Responding to concerns from industry and physicians, the FDA is proposing imposing stricter standards for bioequivalency on medications known as "critical dose drugs" or "narrow therapeutic index" (NTI) drugs.
Small changes in the dose of NTIs could cause serious or life-threatening adverse results, so making sure that each and every pill carries the same dose and works the same is crucial.
Generic drugs win FDA approval by showing bioequivalence -- after administration of a standard dosage, blood levels of the generic drug are the same as for the branded original.
But although the generic's mean maximal concentration and area under the concentration-time curve are typically within a few percentage points of the original's -- typically about 4% -- the 90% confidence interval for those results means the generics can be as much as 20% below or 25% above the branded drug's mean.
That window may be appropriate for, say, a headache drug, but many experts question whether that window is too wide for drugs with very specific action, for instance, drugs to treat epileptics.
In 2010, the FDA's Pharmaceutical Science and Clinical Pharmacology Advisory Committee voted 11-2 that current bioequivalence requirements aren't sufficient for NTIs. At the conclusion of that meeting, the committee voted 13-0 that the FDA should develop a list of NTI drugs with clear, specialized criteria for including drugs on the list.
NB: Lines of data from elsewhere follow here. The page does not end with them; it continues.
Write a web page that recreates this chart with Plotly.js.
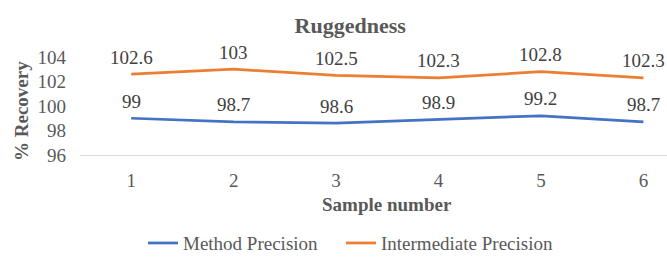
<!DOCTYPE html>
<html><head><meta charset="utf-8">
<script src="https://cdn.plot.ly/plotly-3.0.1.min.js"></script>
<style>body{margin:0;background:#fff}#c{width:667px;height:257px}</style>
</head><body><div id="c"></div>
<script>
const samples = [1, 2, 3, 4, 5, 6];
const methodPrecision = [99, 98.7, 98.6, 98.9, 99.2, 98.7];
const intermediatePrecision = [102.6, 103, 102.5, 102.3, 102.8, 102.3];
const yTicks = [96, 98, 100, 102, 104];

const FONT = 'Liberation Serif';
const GREY = '#595959';

const traces = [
  {x: samples, y: methodPrecision, name: 'Method Precision', mode: 'lines',
   line: {color: '#4472C4', width: 2.75}, legend: 'legend'},
  {x: samples, y: intermediatePrecision, name: 'Intermediate Precision', mode: 'lines',
   line: {color: '#ED7D31', width: 2.75}, legend: 'legend2'}
];

const labelAnn = (xs, ys) => xs.map((x, i) => ({
  text: String(ys[i]), xref: 'x', yref: 'y', x: x, y: ys[i], yshift: 17,
  xanchor: 'center', yanchor: 'middle', showarrow: false,
  font: {family: FONT, size: 19, color: '#404040'}
}));

const legendBase = {
  orientation: 'h', xref: 'container', xanchor: 'left',
  yref: 'container', y: 0.054, yanchor: 'middle',
  font: {family: FONT, size: 19, color: GREY}, itemwidth: 30,
  bgcolor: 'rgba(0,0,0,0)'
};

const layout = {
  width: 667, height: 257,
  margin: {l: 80, r: 0, t: 57, b: 102},
  paper_bgcolor: '#fff', plot_bgcolor: '#fff',
  font: {family: FONT, color: GREY, size: 19},
  title: {text: '<b>Ruggedness</b>', font: {family: FONT, size: 22, color: GREY},
          xref: 'container', x: 0.525, xanchor: 'center', yref: 'container', y: 0.9, yanchor: 'middle'},
  xaxis: {range: [0.5, 6.23], tickvals: samples, ticktext: samples.map(String),
          showgrid: false, zeroline: false, showline: true, linecolor: '#d9d9d9', linewidth: 1,
          ticks: '', ticklabelstandoff: 8, tickfont: {family: FONT, size: 19, color: GREY}},
  yaxis: {range: [96, 104], tickvals: yTicks, showgrid: false, zeroline: false, showline: false,
          ticks: '', ticklabelstandoff: 13, tickfont: {family: FONT, size: 19, color: GREY}},
  annotations: [
    {text: '<b>Sample number</b>', xref: 'x', x: 3.5, yref: 'paper', y: -0.5,
     xanchor: 'center', yanchor: 'middle', showarrow: false,
     font: {family: FONT, size: 19, color: GREY}},
    {text: '<b>% Recovery</b>', xref: 'paper', x: -0.0988, yref: 'paper', y: 0.449,
     xanchor: 'center', yanchor: 'middle', showarrow: false, textangle: -90,
     font: {family: FONT, size: 19, color: GREY}}
  ].concat(labelAnn(samples, methodPrecision), labelAnn(samples, intermediatePrecision)),
  showlegend: true,
  legend: Object.assign({}, legendBase, {x: 143 / 667}),
  legend2: Object.assign({}, legendBase, {x: 341 / 667})
};

Plotly.newPlot('c', traces, layout, {displayModeBar: false, staticPlot: true});
</script></body></html>
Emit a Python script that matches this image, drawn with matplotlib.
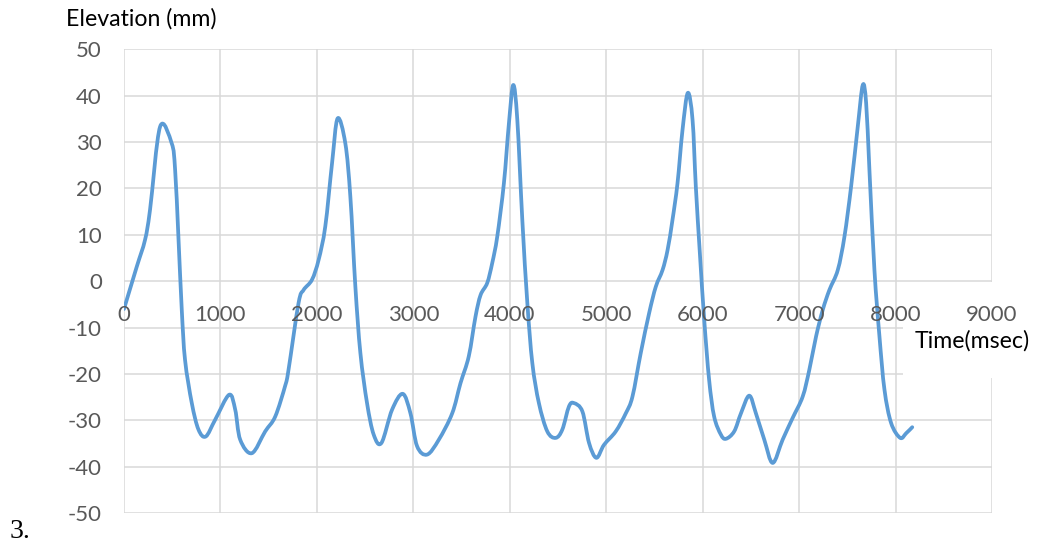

These medications include anti-arrhythmics, anticoagulants, and tricyclic antidepressants, among others. The NTI list that FDA developed includes seven drugs: warfarin, levothyroxine, carbamazepine, lithium carbonate, digoxin, phenytoin, and theophylline.
Tuesday's advisory committee was slated to discuss whether FDA's definition of an NTI is appropriate and whether the agency's proposed scale for deciding whether an agent is bioequivalent is appropriate.
The FDA is proposing that generic drugmakers looking to get approval for an NTI should conduct a replicate design study to quantify the variability of both the generic and the reference product to determine bioequivalence.
The issue is especially relevant as use of generic drugs continues to grow. Generic drugs constituted 78% of total prescriptions dispensed in the U.S. in 2010.